AI as Europe’s Strategic Edge: Employers call for action to empower SMEs

Artificial intelligence (AI) is no longer a vision of the future, it is already reshaping how European businesses operate and compete. Opening the Employers’ Group’s annual exchange with the leaders of Europe’s main business organisations, President Sandra Parthie highlighted the scale and urgency of the challenge: “AI is already transforming enterprises today, from resilient supply chains that withstand global disruptions to personalised services that build customer loyalty. The impact is real and measurable.”
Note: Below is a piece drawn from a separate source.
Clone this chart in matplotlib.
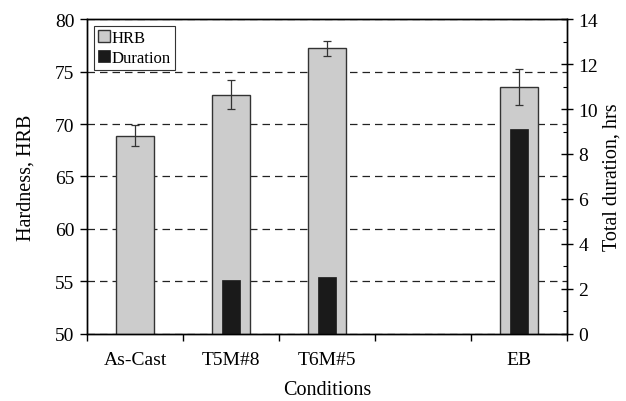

Across Europe, 44% of companies report productivity gains from AI, with average savings or profits exceeding €6 million per business. One in three workers already uses AI tools to streamline daily tasks, contributing up to 1.3 percentage points in additional annual productivity growth. Yet the reality remains uneven: large firms lead in adoption, while many smaller ones struggle to seize the opportunity.

“In a world defined by geopolitical turbulence, from Russia’s war of aggression against Ukraine to the global AI race between the US and China, Europe must see AI as more than a tool,”  Parthie underlined. “It is our strategic edge.” To harness it fully, she called for “concrete, rapid and scalable actions” to enable SMEs and scale-ups to bring AI solutions to market. That means easier access to finance, simpler administrative processes, clearer IP rules and stronger cross-border collaboration within the Single Market.

The debate featured Véronique Willems, Secretary General of SMEunited, Valeria Ronzitti, Secretary General of SGI Europe, and Markus J. Beyrer, Director General of BusinessEurope — all agreeing that AI’s success depends on European cooperation and proportionate regulation.

Willems warned of a significant shortage of AI skills in Europe, limiting SMEs’ ability to innovate. “SMEs are currently moving at three speeds: those developing AI, those using AI tools, and those still finding their way around AI,” she observed. Developers face barriers to data and computing access, while users need legal certainty on data use and GDPR compliance. For newcomers, capacity building and AI literacy are the first steps. She urged policymakers to keep the “Think Small First” principle at the heart of regulation: “Reporting and compliance obligations must remain strictly proportionate so entrepreneurs can focus on growth, not bureaucracy.”

Ronzitti showcased AI’s tangible benefits in public services — from energy and transport efficiency to water management — but warned that regulatory complexity and public mistrust still hold back progress. “We need smarter, not heavier, regulation and renewed social dialogue around these technologies,” she insisted.

Beyrer placed AI in the context of Europe’s competitiveness challenge. “We need AI to sustain our productivity and prosperity compared to other global blocs,” he said. He cautioned that fragmented or over‑restrictive regulation could slow digital transformation, urging consistency across Member States. “Simplification and better implementation are crucial if Europe wants to move from ambition to delivery.”

Parthie also called for the next Multiannual Financial Framework (2028–2034) to reflect Europe’s AI ambitions, with predictable, long-term funding for research, infrastructure and skills. “Dedicated instruments for SMEs, regional innovation clusters, and the transformation of digital innovation hubs into true AI experience centres will be essential,” she said. Strategic public procurement should also be used to reward innovation, security, and sustainability, while remaining transparent and technology-neutral.

Closing the discussion, Parthie invited all partners to build on their shared agenda. “Just as we brought competitiveness back to the EU policy debate, we can now ensure AI serves people and prosperity — not bureaucracy,” she concluded. “Together, let’s design a blueprint for European business to lead and thrive in the AI era.”